WHAT IS NEEDED
Faithfully return all lines, omitting every embedded picture.
--------------------
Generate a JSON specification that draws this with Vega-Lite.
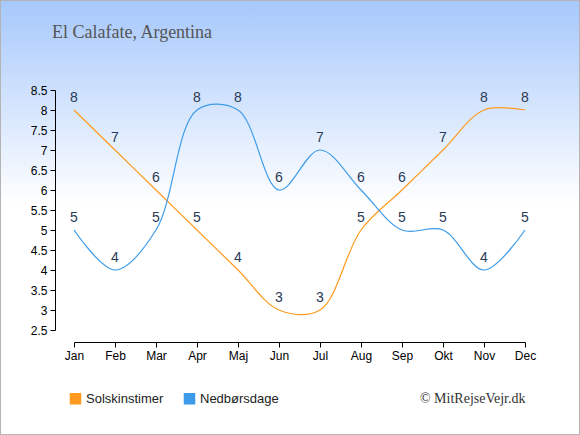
{
  "$schema": "https://vega.github.io/schema/vega-lite/v6.json",
  "width": 580,
  "height": 435,
  "autosize": {"type": "none"},
  "padding": 0,
  "background": "#ffffff",
  "title": {
    "text": "El Calafate, Argentina",
    "anchor": "start",
    "frame": "group",
    "orient": "top",
    "offset": -56,
    "dx": 52,
    "baseline": "alphabetic",
    "font": "Liberation Serif",
    "fontSize": 18,
    "fontWeight": "normal",
    "color": "#555555"
  },
  "config": {
    "view": {
      "fill": {
        "gradient": "linear",
        "x1": 0, "y1": 0, "x2": 0, "y2": 1,
        "stops": [
          {"offset": 0, "color": "#a6c8fc"},
          {"offset": 0.47, "color": "#ffffff"},
          {"offset": 1, "color": "#ffffff"}
        ]
      },
      "stroke": "#b4b4b4",
      "strokeWidth": 2
    },
    "axis": {
      "labelFont": "Liberation Sans",
      "labelFontSize": 12,
      "labelColor": "#000000",
      "domainColor": "#000000",
      "tickColor": "#000000",
      "grid": false
    }
  },
  "data": {
    "values": [
      {"month": "Jan", "series": "Solskinstimer", "value": 8},
      {"month": "Feb", "series": "Solskinstimer", "value": 7},
      {"month": "Mar", "series": "Solskinstimer", "value": 6},
      {"month": "Apr", "series": "Solskinstimer", "value": 5},
      {"month": "Maj", "series": "Solskinstimer", "value": 4},
      {"month": "Jun", "series": "Solskinstimer", "value": 3},
      {"month": "Jul", "series": "Solskinstimer", "value": 3},
      {"month": "Aug", "series": "Solskinstimer", "value": 5},
      {"month": "Sep", "series": "Solskinstimer", "value": 6},
      {"month": "Okt", "series": "Solskinstimer", "value": 7},
      {"month": "Nov", "series": "Solskinstimer", "value": 8},
      {"month": "Dec", "series": "Solskinstimer", "value": 8},
      {"month": "Jan", "series": "Nedbørsdage", "value": 5},
      {"month": "Feb", "series": "Nedbørsdage", "value": 4},
      {"month": "Mar", "series": "Nedbørsdage", "value": 5},
      {"month": "Apr", "series": "Nedbørsdage", "value": 8},
      {"month": "Maj", "series": "Nedbørsdage", "value": 8},
      {"month": "Jun", "series": "Nedbørsdage", "value": 6},
      {"month": "Jul", "series": "Nedbørsdage", "value": 7},
      {"month": "Aug", "series": "Nedbørsdage", "value": 6},
      {"month": "Sep", "series": "Nedbørsdage", "value": 5},
      {"month": "Okt", "series": "Nedbørsdage", "value": 5},
      {"month": "Nov", "series": "Nedbørsdage", "value": 4},
      {"month": "Dec", "series": "Nedbørsdage", "value": 5}
    ]
  },
  "encoding": {
    "x": {
      "field": "month",
      "type": "ordinal",
      "sort": ["Jan", "Feb", "Mar", "Apr", "Maj", "Jun", "Jul", "Aug", "Sep", "Okt", "Nov", "Dec"],
      "scale": {"type": "point", "padding": 0, "range": [74, 525]},
      "axis": {
        "orient": "bottom",
        "offset": -93,
        "labelAngle": 0,
        "tickSize": 5,
        "labelPadding": 3,
        "title": "© MitRejseVejr.dk",
        "titleAnchor": "end",
        "titleAlign": "right",
        "titleFont": "Liberation Serif",
        "titleFontSize": 14,
        "titleFontWeight": "normal",
        "titleColor": "#333333",
        "titlePadding": 30
      }
    },
    "y": {
      "field": "value",
      "type": "quantitative",
      "scale": {"domain": [2.5, 8.5], "range": [330, 90], "nice": false, "zero": false},
      "axis": {
        "orient": "left",
        "offset": -55,
        "values": [2.5, 3, 3.5, 4, 4.5, 5, 5.5, 6, 6.5, 7, 7.5, 8, 8.5],
        "format": "~g",
        "tickSize": 5,
        "labelPadding": 3,
        "title": null
      }
    },
    "color": {
      "field": "series",
      "type": "nominal",
      "sort": ["Solskinstimer", "Nedbørsdage"],
      "scale": {"domain": ["Solskinstimer", "Nedbørsdage"], "range": ["#ff9a1f", "#3d9be9"]},
      "legend": {
        "orient": "none",
        "legendX": 69,
        "legendY": 392,
        "direction": "horizontal",
        "title": null,
        "symbolType": "square",
        "symbolSize": 100,
        "symbolOpacity": 1,
        "labelFont": "Liberation Sans",
        "labelFontSize": 13,
        "labelColor": "#222222",
        "labelOffset": 4,
        "columnPadding": 17,
        "encode": {
          "symbols": {
            "update": {
              "fill": {"scale": "color", "field": "value"},
              "stroke": {"value": "transparent"},
              "opacity": {"value": 1}
            }
          }
        }
      }
    }
  },
  "layer": [
    {
      "mark": {"type": "line", "interpolate": "catmull-rom", "strokeWidth": 1.2, "clip": false}
    },
    {
      "mark": {"type": "text", "baseline": "alphabetic", "dy": -8, "font": "Liberation Sans", "fontSize": 14, "color": "#2a3a57"},
      "encoding": {
        "text": {"field": "value", "type": "quantitative"},
        "color": {"value": "#2a3a57"}
      }
    }
  ]
}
--------------------
RESULT OF THE TASK
Generate a JSON specification that draws this with Vega-Lite.
{
  "$schema": "https://vega.github.io/schema/vega-lite/v6.json",
  "width": 580,
  "height": 435,
  "autosize": {"type": "none"},
  "padding": 0,
  "background": "#ffffff",
  "title": {
    "text": "El Calafate, Argentina",
    "anchor": "start",
    "frame": "group",
    "orient": "top",
    "offset": -56,
    "dx": 52,
    "baseline": "alphabetic",
    "font": "Liberation Serif",
    "fontSize": 18,
    "fontWeight": "normal",
    "color": "#555555"
  },
  "config": {
    "view": {
      "fill": {
        "gradient": "linear",
        "x1": 0, "y1": 0, "x2": 0, "y2": 1,
        "stops": [
          {"offset": 0, "color": "#a6c8fc"},
          {"offset": 0.47, "color": "#ffffff"},
          {"offset": 1, "color": "#ffffff"}
        ]
      },
      "stroke": "#b4b4b4",
      "strokeWidth": 2
    },
    "axis": {
      "labelFont": "Liberation Sans",
      "labelFontSize": 12,
      "labelColor": "#000000",
      "domainColor": "#000000",
      "tickColor": "#000000",
      "grid": false
    }
  },
  "data": {
    "values": [
      {"month": "Jan", "series": "Solskinstimer", "value": 8},
      {"month": "Feb", "series": "Solskinstimer", "value": 7},
      {"month": "Mar", "series": "Solskinstimer", "value": 6},
      {"month": "Apr", "series": "Solskinstimer", "value": 5},
      {"month": "Maj", "series": "Solskinstimer", "value": 4},
      {"month": "Jun", "series": "Solskinstimer", "value": 3},
      {"month": "Jul", "series": "Solskinstimer", "value": 3},
      {"month": "Aug", "series": "Solskinstimer", "value": 5},
      {"month": "Sep", "series": "Solskinstimer", "value": 6},
      {"month": "Okt", "series": "Solskinstimer", "value": 7},
      {"month": "Nov", "series": "Solskinstimer", "value": 8},
      {"month": "Dec", "series": "Solskinstimer", "value": 8},
      {"month": "Jan", "series": "Nedbørsdage", "value": 5},
      {"month": "Feb", "series": "Nedbørsdage", "value": 4},
      {"month": "Mar", "series": "Nedbørsdage", "value": 5},
      {"month": "Apr", "series": "Nedbørsdage", "value": 8},
      {"month": "Maj", "series": "Nedbørsdage", "value": 8},
      {"month": "Jun", "series": "Nedbørsdage", "value": 6},
      {"month": "Jul", "series": "Nedbørsdage", "value": 7},
      {"month": "Aug", "series": "Nedbørsdage", "value": 6},
      {"month": "Sep", "series": "Nedbørsdage", "value": 5},
      {"month": "Okt", "series": "Nedbørsdage", "value": 5},
      {"month": "Nov", "series": "Nedbørsdage", "value": 4},
      {"month": "Dec", "series": "Nedbørsdage", "value": 5}
    ]
  },
  "encoding": {
    "x": {
      "field": "month",
      "type": "ordinal",
      "sort": ["Jan", "Feb", "Mar", "Apr", "Maj", "Jun", "Jul", "Aug", "Sep", "Okt", "Nov", "Dec"],
      "scale": {"type": "point", "padding": 0, "range": [74, 525]},
      "axis": {
        "orient": "bottom",
        "offset": -93,
        "labelAngle": 0,
        "tickSize": 5,
        "labelPadding": 3,
        "title": "© MitRejseVejr.dk",
        "titleAnchor": "end",
        "titleAlign": "right",
        "titleFont": "Liberation Serif",
        "titleFontSize": 14,
        "titleFontWeight": "normal",
        "titleColor": "#333333",
        "titlePadding": 30
      }
    },
    "y": {
      "field": "value",
      "type": "quantitative",
      "scale": {"domain": [2.5, 8.5], "range": [330, 90], "nice": false, "zero": false},
      "axis": {
        "orient": "left",
        "offset": -55,
        "values": [2.5, 3, 3.5, 4, 4.5, 5, 5.5, 6, 6.5, 7, 7.5, 8, 8.5],
        "format": "~g",
        "tickSize": 5,
        "labelPadding": 3,
        "title": null
      }
    },
    "color": {
      "field": "series",
      "type": "nominal",
      "sort": ["Solskinstimer", "Nedbørsdage"],
      "scale": {"domain": ["Solskinstimer", "Nedbørsdage"], "range": ["#ff9a1f", "#3d9be9"]},
      "legend": {
        "orient": "none",
        "legendX": 69,
        "legendY": 392,
        "direction": "horizontal",
        "title": null,
        "symbolType": "square",
        "symbolSize": 100,
        "symbolOpacity": 1,
        "labelFont": "Liberation Sans",
        "labelFontSize": 13,
        "labelColor": "#222222",
        "labelOffset": 4,
        "columnPadding": 17,
        "encode": {
          "symbols": {
            "update": {
              "fill": {"scale": "color", "field": "value"},
              "stroke": {"value": "transparent"},
              "opacity": {"value": 1}
            }
          }
        }
      }
    }
  },
  "layer": [
    {
      "mark": {"type": "line", "interpolate": "catmull-rom", "strokeWidth": 1.2, "clip": false}
    },
    {
      "mark": {"type": "text", "baseline": "alphabetic", "dy": -8, "font": "Liberation Sans", "fontSize": 14, "color": "#2a3a57"},
      "encoding": {
        "text": {"field": "value", "type": "quantitative"},
        "color": {"value": "#2a3a57"}
      }
    }
  ]
}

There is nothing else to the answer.